In a nutshell, when the JIT sees an initobj instruction, it will attempt to perform SIMD writes to the destination address, This is true whether or not the target type contains gcrefs. See the below example for a demonstration.
using System;
public class C {
internal struct MyStruct
{
object _data0;
object _data1;
}
internal class MyClass1
{
MyStruct _s;
void Clear()
{
_s = default;
}
}
internal class MyClass2
{
object _dataX;
MyStruct _s;
void Clear()
{
_s = default;
}
}
}; Core CLR v5.0.421.11614 on amd64
MyClass1.Clear()
L0000: vzeroupper
L0003: vxorps xmm0, xmm0, xmm0
L0007: vmovdqu [rcx+8], xmm0
L000c: ret
MyClass2.Clear()
L0000: vzeroupper
L0003: vxorps xmm0, xmm0, xmm0
L0007: vmovdqu [rcx+0x10], xmm0
L000c: retIn this example, references to MyStruct are only guaranteed 8-byte aligned, not 16-byte aligned. So it's possible that the vmovdqu instruction could straddle a cache line boundary or a page boundary. The implicit assumption here is that even if the SIMD write as a whole is not atomic, each individual native word-sized element of the vector is published atomically (since the target address is native word-aligned).
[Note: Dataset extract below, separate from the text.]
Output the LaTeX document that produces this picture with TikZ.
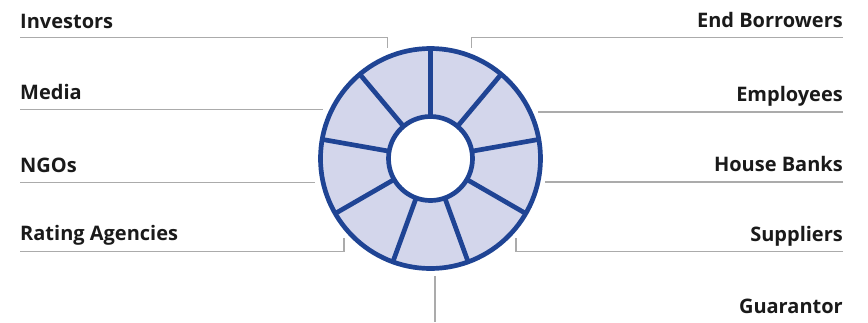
\documentclass[tikz,border=0pt]{standalone}
\usepackage{fontspec}
\setsansfont{Open Sans}
\usetikzlibrary{calc}
\definecolor{ringblue}{HTML}{1F4494}
\definecolor{ringfill}{HTML}{D3D6EB}
\definecolor{leadgray}{HTML}{ABABAB}
\definecolor{labtext}{HTML}{1A1A1A}
\begin{document}
\begin{tikzpicture}[x=1pt,y=-1pt,
  lab/.style={font=\sffamily\bfseries\fontsize{20}{22}\selectfont,text=labtext,inner sep=0pt},
  leader/.style={draw=leadgray,line width=1.4pt},
  rim/.style={draw=ringblue,line width=4.7pt}]
\useasboundingbox (0,0) rectangle (868,322);
% ---- ring ----
\coordinate (hub) at (430.5,158.5);
\fill[ringfill,even odd rule] (hub) circle[radius=110pt] (hub) circle[radius=42pt];
\foreach \a in {90,50,...,-230}
  \draw[rim] ($(hub)+(\a:42pt)$) -- ($(hub)+(\a:110pt)$);
\draw[rim] (hub) circle[radius=110pt] (hub) circle[radius=42pt];
% ---- left labels ----
\node[lab,anchor=base west] (inv) at (20,28) {Investors};
\node[lab,anchor=base west] (media) at (20,99) {Media};
\node[lab,anchor=base west] (ngo) at (20,172.5) {NGOs};
\node[lab,anchor=base west] (rating) at (20,240.5) {Rating Agencies};
\coordinate (inv-in) at (387.5,48);
\coordinate (media-in) at (323,109.5);
\coordinate (ngo-in) at (315,182.5);
\coordinate (rating-in) at (344,238);
\draw[leader] ([yshift=-9.5pt]inv.base west) -| (inv-in);
\draw[leader] (inv.base west |- media-in) -- (media-in);
\draw[leader] (inv.base west |- ngo-in) -- (ngo-in);
\draw[leader] ([yshift=-11pt]rating.base west) -| (rating-in);
% ---- right labels ----
\node[lab,anchor=base east] (endb) at (843,27) {End Borrowers};
\node[lab,anchor=base east] (empl) at (843,101.5) {Employees};
\node[lab,anchor=base east] (house) at (843,171.5) {House Banks};
\node[lab,anchor=base east] (suppl) at (843,241.5) {Suppliers};
\node[lab,anchor=base east] (guar) at (843,313) {Guarantor};
\coordinate (endb-in) at (471.5,48);
\coordinate (empl-in) at (538,112);
\coordinate (house-in) at (545,182);
\coordinate (suppl-in) at (516,238);
\coordinate (guar-in) at (435,276);
\coordinate (guar-out) at (435,322);
\draw[leader] ([yshift=-10.5pt]endb.base east) -| (endb-in);
\draw[leader] (endb.base east |- empl-in) -- (empl-in);
\draw[leader] (endb.base east |- house-in) -- (house-in);
\draw[leader] ([yshift=-10pt]suppl.base east) -| (suppl-in);
\draw[leader] (guar-in) -- (guar-out);
\end{tikzpicture}
\end{document}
Per #51534 (comment), this assumption is valid for ARM64. But per #51534 (comment), this assumption might not be valid for x86 / x64 / ARM32.
So, the larger question: is the current JIT behavior legal such that no other thread will ever see a torn write to a gcref field, or is the JIT relying on undocumented behavior? And if we're relying on a potentially invalid assumption, do we need to change our behavior?